Capacity: Judge
Further appointments: N/A
First appointed as a judge: 01-01-2018
Key judgments: As Acting Judge: (1) ADAMS V ROAD ACCIDENT FUND, UNREPORTED JUDGMENT, CASE NO. 31049/2011, SOUTH GAUTENG HIGH COURT ; (2) MASHABA AND OTHERS V S, UNREPORTED JUDGMENT, CASE NO. BA OS/2015, GAUTENG DIVISION, PRETORIA (FUNCTIONING AS LIMPOPO DIVISION, POLOKWANE)
Gender: Female
Ethnicity: Coloured
Candidate Bio
For Magistrate Colleen Collis, there is a familiar face on the Judicial Service Commission: Economic Freedom Fighters leader Julius Malema.
Collis had, while presiding in the Equality Court, found the then ANC Youth League President guilty of hate speech and harassment for remarks made about the complainant in President Jacob Zuma’s 2006 rape trial. Then known as “Khwesi” Zuma’s accuser, Fezekile Ntsukela Kuzwayo, died in 2016.
She ordered Malema to make an unconditional public apology within two weeks and pay an amount of R50 000 to a centre for abused women within one month.
Collis concluded her judgment with the words: “Mr Malema, being a man of vast political influence, be wary of turning into a man that often speaks but never talks.”’
Collis obtained a BProc from the University of Pretoria in 1997. She worked as a state prosecutor from 1998-2000 and as an additional magistrate. Between 2012 and 2017 Collis has acted at the high courts in Pretoria, Johannesburg, Polokwane and Thoyandou.
October 2017 Interview:
October 2017 – Interview synopsis
Magistrate Colleen Collis was one of seven candidates recommended for appointment to the Gauteng High Court after a solid, if unspectacular, interview.
There was a hint of the sinister during her interview when it emerged that she had to recuse herself from a case dealing with the succession dispute over the Venda chieftaincy while acting in the high court in Thohoyandou.
Collis told the Judicial Service Commission (JSC) that even before she was informed she would be hearing the case she had been telephoned by an individual who said he was “aware” that she would be dealing with the matter. He later approached her in the hotel she was staying in and apparently attempted to sway her on the matter.

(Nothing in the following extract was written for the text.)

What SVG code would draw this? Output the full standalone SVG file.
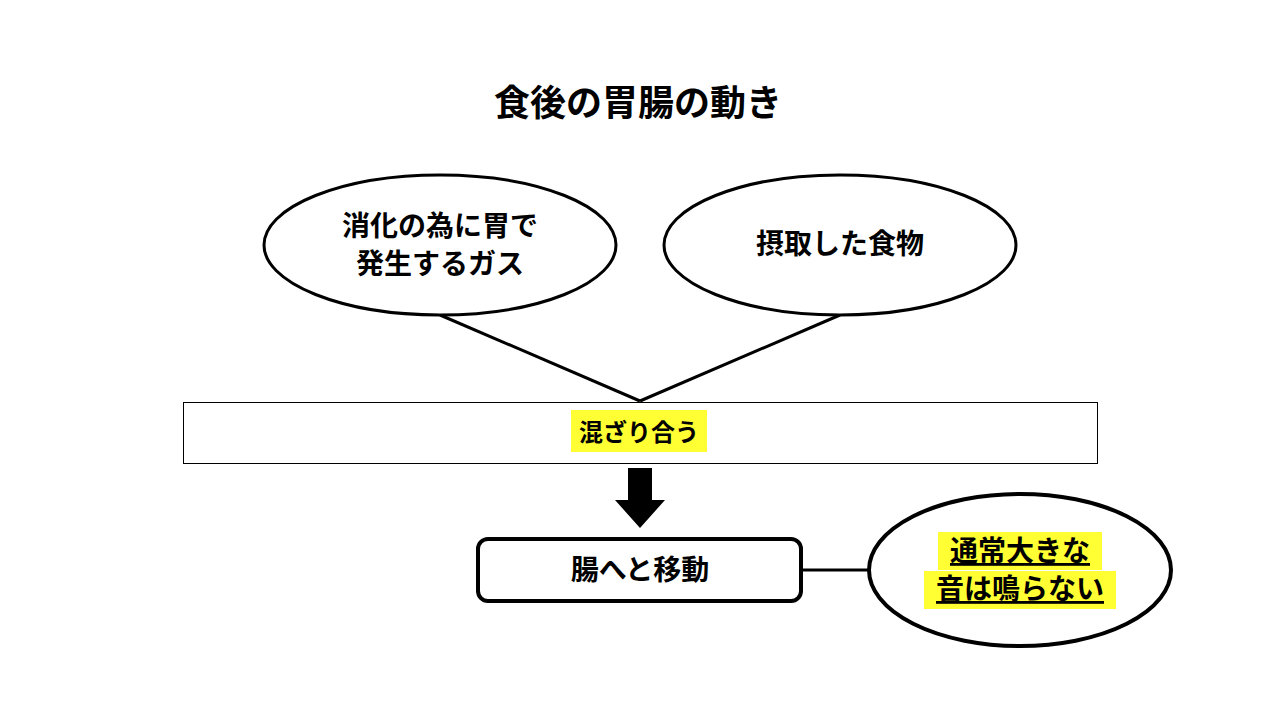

Collis recused herself from the case: “It felt inappropriate… I then decided that I should not proceed with the matter because it may be perceived that I was bias to a party,” she told the commission.
Gauteng Judge President Dunstan Mlambo told the JSC that they had managed to establish that the individual was a “pest”with an interest in the outcome of the case.
Supreme Court of Appeal President Mandisa Maya that she was “very impressed” by Collis’s “crisp” style of writing judgments which “makes it easy for any reader”.
Maya asked Collis whether she had experienced any challenges which “arose purely from your gender” while acting on the Bench? Collis admitted that the courts were “dominated by males” and that she sometimes got the sense that male lawyers appearing before her “perceive that you might not be capable”
“Its your responsibility to become capable… and not to fall short of the expectations of you as a female judge,” Collis said.
Collis said there was still racism within the legal fraternity and admitted that she did not know an indigenous language, but was keen to “take steps” to address this.